Prozac nation

de Erik Skjoldbjærg, 2001, ****

C’est une réplique clas­sique de Le Soleil se lève aus­si de Hemingway, quand quel­qu’un demande à Mike Campbell com­ment il a fait faillite. Tout ce qu’il peut répondre, c’est : « petit à petit, puis d’un coup ». C’est comme ça qu’ar­rive la dépression.

Lizzie in Prozac nation

Fondamentalement, il y a deux façons de faire un film de dépres­sion. Soit vous le trai­tez façon comique, en déci­dant de faire de votre per­son­nage un cas social inadap­té dont vous vous moque­rez à loi­sirs (toute res­sem­blance avec Mary et Max serait pure­ment for­tuite, puisque ça parle pas de dépres­sion mais d’au­tisme) ; soit vous le trai­tez façon dra­ma­tique, en ancrant votre his­toire et vos per­son­nages dans la réa­li­té, il est vrai assez dépri­mante quand on y réflé­chit bien.

Je laisse de côté la solu­tion d’é­vi­ter la dépres­sion elle-même pour se concen­trer sur ce qui tourne autour, façon Greenberg : même si c’est vache­ment bien, c’est un film de conva­les­cence, pas de dépression.

En adap­tant un roman, Erik Skjoldbjærg a sans doute vu le choix s’im­po­ser à lui. Et Prozac nation va clai­re­ment pas vous don­ner l’im­pres­sion que la vie, c’est fun : si vous vous taillez les veines à la fin, c’est que l’é­ton­nant hap­py end (enfin, il est quand même bien annon­cé dans la toute pre­mière par­tie du film) n’au­ra pas réus­si à vous remettre de la pré­cé­dente heure et demie d’ob­ser­va­tion minu­tieuse de la dépres­sion d’une étu­diante en lit­té­ra­ture, et de la façon dont son entou­rage la gère — par l’at­ten­tion bien­veillante, le rejet bru­tal ou le déni com­plet, selon le carac­tère et les propres dés­équi­libres de chacun.

Bon, le film était fait pour me plaire : d’a­bord, les his­toires d’au­teurs dépres­sifs, ça me parle (cf. Wonder boys ou Californication). Ensuite, il y a Michelle Williams et Christina Ricci, la pre­mière étant par­faite à son habi­tude et la seconde étant très loin au des­sus des per­for­mances où je l’ai vue récem­ment (mais on a dit qu’on par­lait plus de Speed racer).
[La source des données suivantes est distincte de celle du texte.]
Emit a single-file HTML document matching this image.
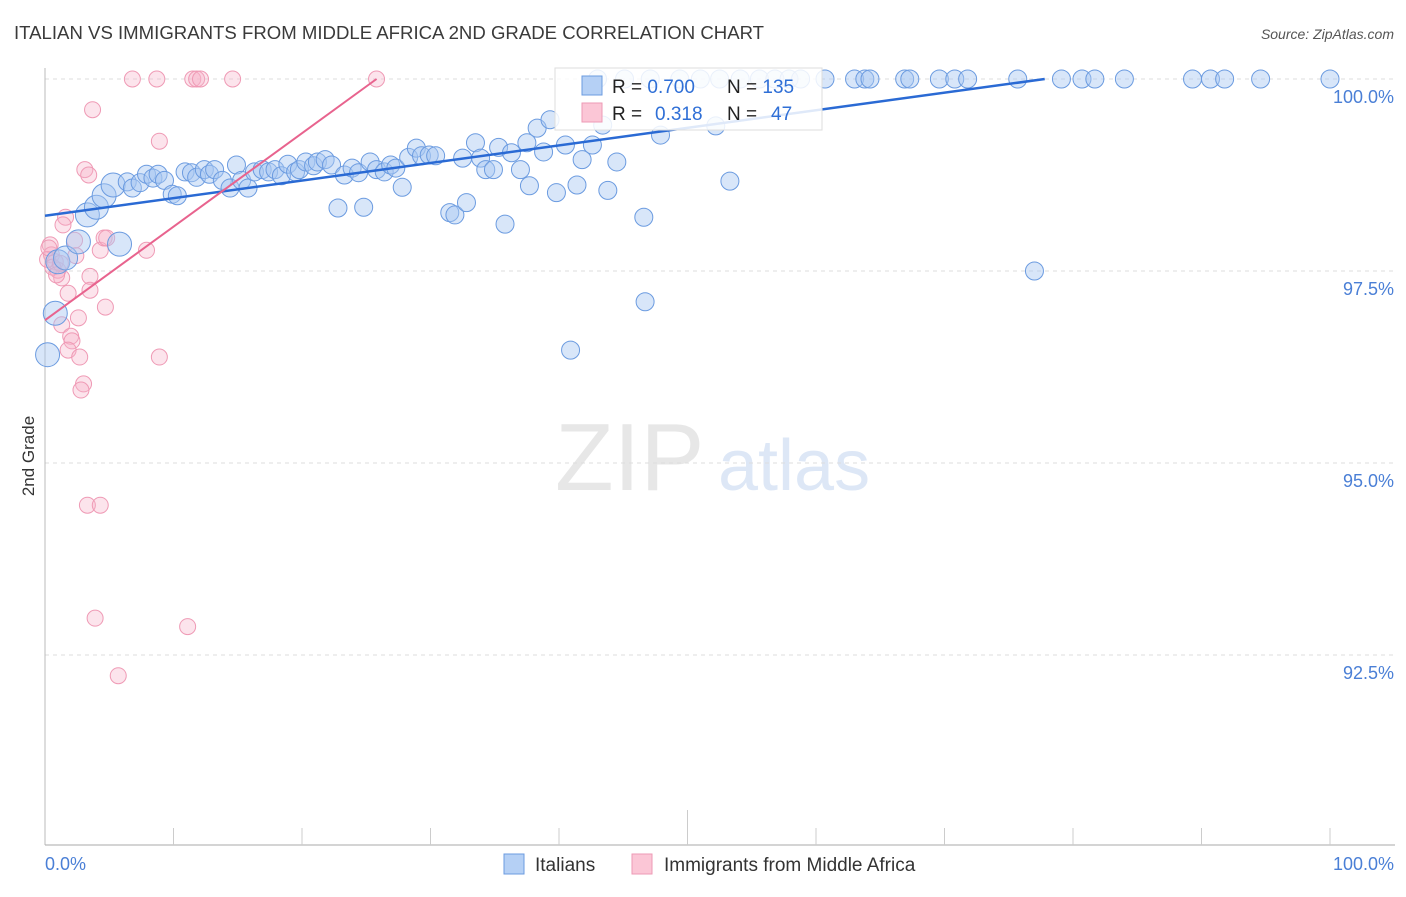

Il y a aus­si un écho assez par­ti­cu­lier dans cette his­toire, inha­bi­tuel­le­ment réa­liste — dia­logues de thé­ra­pie très loin des bluettes habi­tuelles, mise en scène concrète de l’é­goïsme dont les dépres­sifs concen­trés sur leur dou­leur peuvent faire preuve, de la souf­france qu’ils imposent inno­cem­ment (enfin, par­fois) à leur entourage…

Donc, c’est très, très déses­pé­rant, presque autant que la vie, l’u­ni­vers et tout le reste ; sou­vent lourd à digé­rer, ter­ri­ble­ment vrai aus­si quelque part, ça rap­pel­le­ra quelque chose (ne serait-ce qu’une conver­sa­tion de la semaine pas­sée) à tous ceux qui sont par­tis en vrille pour une rai­son ou pour une autre, tan­dis que les autres pas­se­ront la jour­née à se deman­der de quoi parle ce truc ver­beux et complaisant.